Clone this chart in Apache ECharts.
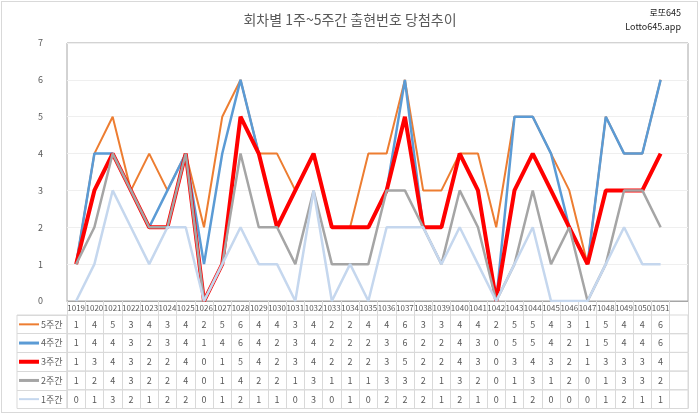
<!DOCTYPE html>
<html>
<head>
<meta charset="utf-8">
<script src="https://cdn.jsdelivr.net/npm/echarts@6/dist/echarts.min.js"></script>
<style>
html,body{margin:0;padding:0;background:#fff;}
#wrap{position:relative;width:700px;height:415px;}
#frame{position:absolute;left:1px;top:1px;width:697px;height:412px;box-sizing:border-box;border:1px solid #d9d9d9;}
#chart{position:absolute;left:0;top:0;width:700px;height:415px;}
</style>
</head>
<body>
<div id="wrap"><div id="frame"></div><div id="chart"></div></div>
<script>
const categories = ['1019','1020','1021','1022','1023','1024','1025','1026','1027','1028','1029','1030','1031','1032','1033','1034','1035','1036','1037','1038','1039','1040','1041','1042','1043','1044','1045','1046','1047','1048','1049','1050','1051'];
const week5 = [1,4,5,3,4,3,4,2,5,6,4,4,3,4,2,2,4,4,6,3,3,4,4,2,5,5,4,3,1,5,4,4,6];
const week4 = [1,4,4,3,2,3,4,1,4,6,4,2,3,4,2,2,2,3,6,2,2,4,3,0,5,5,4,2,1,5,4,4,6];
const week3 = [1,3,4,3,2,2,4,0,1,5,4,2,3,4,2,2,2,3,5,2,2,4,3,0,3,4,3,2,1,3,3,3,4];
const week2 = [1,2,4,3,2,2,4,0,1,4,2,2,1,3,1,1,1,3,3,2,1,3,2,0,1,3,1,2,0,1,3,3,2];
const week1 = [0,1,3,2,1,2,2,0,1,2,1,1,0,3,0,1,0,2,2,2,1,2,1,0,1,2,0,0,0,1,2,1,1];
const seriesNames = ['5주간','4주간','3주간','2주간','1주간'];
const yTicks = [0,1,2,3,4,5,6,7];

const rows = [week5, week4, week3, week2, week1];
const colors = ['#ED7D31','#5B9BD5','#FF0000','#A5A5A5','#C5D7EE'];
const widths = [2, 2.5, 4, 2.5, 2.5];
const keyThick = [2, 3, 4, 3, 2];

const FONT = '"Noto Sans CJK KR", "Noto Sans", sans-serif';
const TXT = '#595959';
const GRIDC = '#d9d9d9';
const axisCats = categories.concat(['']);

const L = 67, R = 12, PLOT_TOP = 43, PLOT_BOTTOM = 301, TABLE_TOP = 315, ROW_H = 18.7;

const grids = [{left: L, right: R, top: PLOT_TOP, height: PLOT_BOTTOM - PLOT_TOP, show: true, borderColor: '#a6a6a6', borderWidth: 1}];
const xAxes = [{
  gridIndex: 0, type: 'category', data: axisCats, boundaryGap: true,
  axisLine: {lineStyle: {color: '#a6a6a6'}},
  axisTick: {show: true, interval: 0, length: TABLE_TOP - PLOT_BOTTOM, lineStyle: {color: GRIDC}},
  axisLabel: {interval: 0, fontSize: 8, margin: 3, color: TXT, fontFamily: FONT},
  splitLine: {show: false}
}];
const yAxes = [{
  gridIndex: 0, type: 'value', min: yTicks[0], max: yTicks[yTicks.length - 1], interval: 1,
  axisLine: {show: false}, axisTick: {show: false},
  axisLabel: {fontSize: 9, color: TXT, margin: 24, fontFamily: FONT},
  splitLine: {lineStyle: {color: '#efefef'}}
}];

rows.forEach((vals, i) => {
  const gi = i + 1;
  grids.push({left: L, right: R, top: TABLE_TOP + i * ROW_H, height: ROW_H, show: true, borderColor: GRIDC, borderWidth: 1});
  xAxes.push({
    gridIndex: gi, type: 'category', data: axisCats, boundaryGap: true, position: 'bottom',
    axisLine: {show: false}, axisTick: {show: false},
    axisLabel: {interval: 0, inside: true, margin: ROW_H / 2, verticalAlign: 'middle', fontSize: 9, color: TXT, fontFamily: FONT,
      formatter: (v, idx) => (vals[idx] === undefined ? '' : String(vals[idx]))},
    splitLine: {show: true, interval: 0, lineStyle: {color: GRIDC}}
  });
  yAxes.push({gridIndex: gi, type: 'value', show: false});
});

// name column of the data table
grids.push({left: 17, width: L - 17, top: TABLE_TOP, height: ROW_H * rows.length, show: true, borderColor: GRIDC, borderWidth: 1});
xAxes.push({gridIndex: 6, type: 'value', show: false});
yAxes.push({gridIndex: 6, type: 'category', data: seriesNames, inverse: true,
  axisLine: {show: false}, axisTick: {show: false}, axisLabel: {show: false},
  splitLine: {show: true, interval: 0, lineStyle: {color: GRIDC}}});

const legends = seriesNames.map((n, i) => ({
  data: [n], orient: 'horizontal', left: 19, top: TABLE_TOP + ROW_H * (i + 0.5) - 6,
  padding: 0, icon: 'rect', itemWidth: 20, itemHeight: keyThick[i], itemGap: 0, selectedMode: false,
  textStyle: {fontSize: 9, color: TXT, lineHeight: 12, fontFamily: FONT, padding: [0, 0, 0, -3]}
}));

const series = rows.map((vals, i) => ({
  name: seriesNames[i], type: 'line', xAxisIndex: 0, yAxisIndex: 0,
  data: vals, symbol: 'none', color: colors[i],
  lineStyle: {width: widths[i], color: colors[i]}, animation: false
}));

const chart = echarts.init(document.getElementById('chart'), null, {renderer: 'canvas'});
chart.setOption({
  animation: false,
  textStyle: {fontFamily: FONT},
  title: [
    {text: '회차별 1주~5주간 출현번호 당첨추이', left: 'center', top: 8,
      textStyle: {fontSize: 14, fontWeight: 'normal', color: TXT, fontFamily: FONT}},
    {text: '로또645', right: 19, top: 8, padding: 0,
      textStyle: {fontSize: 9, fontWeight: 'normal', color: '#222', fontFamily: FONT}},
    {text: 'Lotto645.app', right: 19, top: 22, padding: 0,
      textStyle: {fontSize: 9, fontWeight: 'normal', color: '#222', fontFamily: FONT}}
  ],
  legend: legends,
  grid: grids,
  xAxis: xAxes,
  yAxis: yAxes,
  series: series
});
</script>
</body>
</html>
################
_Set task_
Retype everything in the material word for word, minus pictures.

_Answer to this problem_
Clone this chart in Apache ECharts.
<!DOCTYPE html>
<html>
<head>
<meta charset="utf-8">
<script src="https://cdn.jsdelivr.net/npm/echarts@6/dist/echarts.min.js"></script>
<style>
html,body{margin:0;padding:0;background:#fff;}
#wrap{position:relative;width:700px;height:415px;}
#frame{position:absolute;left:1px;top:1px;width:697px;height:412px;box-sizing:border-box;border:1px solid #d9d9d9;}
#chart{position:absolute;left:0;top:0;width:700px;height:415px;}
</style>
</head>
<body>
<div id="wrap"><div id="frame"></div><div id="chart"></div></div>
<script>
const categories = ['1019','1020','1021','1022','1023','1024','1025','1026','1027','1028','1029','1030','1031','1032','1033','1034','1035','1036','1037','1038','1039','1040','1041','1042','1043','1044','1045','1046','1047','1048','1049','1050','1051'];
const week5 = [1,4,5,3,4,3,4,2,5,6,4,4,3,4,2,2,4,4,6,3,3,4,4,2,5,5,4,3,1,5,4,4,6];
const week4 = [1,4,4,3,2,3,4,1,4,6,4,2,3,4,2,2,2,3,6,2,2,4,3,0,5,5,4,2,1,5,4,4,6];
const week3 = [1,3,4,3,2,2,4,0,1,5,4,2,3,4,2,2,2,3,5,2,2,4,3,0,3,4,3,2,1,3,3,3,4];
const week2 = [1,2,4,3,2,2,4,0,1,4,2,2,1,3,1,1,1,3,3,2,1,3,2,0,1,3,1,2,0,1,3,3,2];
const week1 = [0,1,3,2,1,2,2,0,1,2,1,1,0,3,0,1,0,2,2,2,1,2,1,0,1,2,0,0,0,1,2,1,1];
const seriesNames = ['5주간','4주간','3주간','2주간','1주간'];
const yTicks = [0,1,2,3,4,5,6,7];

const rows = [week5, week4, week3, week2, week1];
const colors = ['#ED7D31','#5B9BD5','#FF0000','#A5A5A5','#C5D7EE'];
const widths = [2, 2.5, 4, 2.5, 2.5];
const keyThick = [2, 3, 4, 3, 2];

const FONT = '"Noto Sans CJK KR", "Noto Sans", sans-serif';
const TXT = '#595959';
const GRIDC = '#d9d9d9';
const axisCats = categories.concat(['']);

const L = 67, R = 12, PLOT_TOP = 43, PLOT_BOTTOM = 301, TABLE_TOP = 315, ROW_H = 18.7;

const grids = [{left: L, right: R, top: PLOT_TOP, height: PLOT_BOTTOM - PLOT_TOP, show: true, borderColor: '#a6a6a6', borderWidth: 1}];
const xAxes = [{
  gridIndex: 0, type: 'category', data: axisCats, boundaryGap: true,
  axisLine: {lineStyle: {color: '#a6a6a6'}},
  axisTick: {show: true, interval: 0, length: TABLE_TOP - PLOT_BOTTOM, lineStyle: {color: GRIDC}},
  axisLabel: {interval: 0, fontSize: 8, margin: 3, color: TXT, fontFamily: FONT},
  splitLine: {show: false}
}];
const yAxes = [{
  gridIndex: 0, type: 'value', min: yTicks[0], max: yTicks[yTicks.length - 1], interval: 1,
  axisLine: {show: false}, axisTick: {show: false},
  axisLabel: {fontSize: 9, color: TXT, margin: 24, fontFamily: FONT},
  splitLine: {lineStyle: {color: '#efefef'}}
}];

rows.forEach((vals, i) => {
  const gi = i + 1;
  grids.push({left: L, right: R, top: TABLE_TOP + i * ROW_H, height: ROW_H, show: true, borderColor: GRIDC, borderWidth: 1});
  xAxes.push({
    gridIndex: gi, type: 'category', data: axisCats, boundaryGap: true, position: 'bottom',
    axisLine: {show: false}, axisTick: {show: false},
    axisLabel: {interval: 0, inside: true, margin: ROW_H / 2, verticalAlign: 'middle', fontSize: 9, color: TXT, fontFamily: FONT,
      formatter: (v, idx) => (vals[idx] === undefined ? '' : String(vals[idx]))},
    splitLine: {show: true, interval: 0, lineStyle: {color: GRIDC}}
  });
  yAxes.push({gridIndex: gi, type: 'value', show: false});
});

// name column of the data table
grids.push({left: 17, width: L - 17, top: TABLE_TOP, height: ROW_H * rows.length, show: true, borderColor: GRIDC, borderWidth: 1});
xAxes.push({gridIndex: 6, type: 'value', show: false});
yAxes.push({gridIndex: 6, type: 'category', data: seriesNames, inverse: true,
  axisLine: {show: false}, axisTick: {show: false}, axisLabel: {show: false},
  splitLine: {show: true, interval: 0, lineStyle: {color: GRIDC}}});

const legends = seriesNames.map((n, i) => ({
  data: [n], orient: 'horizontal', left: 19, top: TABLE_TOP + ROW_H * (i + 0.5) - 6,
  padding: 0, icon: 'rect', itemWidth: 20, itemHeight: keyThick[i], itemGap: 0, selectedMode: false,
  textStyle: {fontSize: 9, color: TXT, lineHeight: 12, fontFamily: FONT, padding: [0, 0, 0, -3]}
}));

const series = rows.map((vals, i) => ({
  name: seriesNames[i], type: 'line', xAxisIndex: 0, yAxisIndex: 0,
  data: vals, symbol: 'none', color: colors[i],
  lineStyle: {width: widths[i], color: colors[i]}, animation: false
}));

const chart = echarts.init(document.getElementById('chart'), null, {renderer: 'canvas'});
chart.setOption({
  animation: false,
  textStyle: {fontFamily: FONT},
  title: [
    {text: '회차별 1주~5주간 출현번호 당첨추이', left: 'center', top: 8,
      textStyle: {fontSize: 14, fontWeight: 'normal', color: TXT, fontFamily: FONT}},
    {text: '로또645', right: 19, top: 8, padding: 0,
      textStyle: {fontSize: 9, fontWeight: 'normal', color: '#222', fontFamily: FONT}},
    {text: 'Lotto645.app', right: 19, top: 22, padding: 0,
      textStyle: {fontSize: 9, fontWeight: 'normal', color: '#222', fontFamily: FONT}}
  ],
  legend: legends,
  grid: grids,
  xAxis: xAxes,
  yAxis: yAxes,
  series: series
});
</script>
</body>
</html>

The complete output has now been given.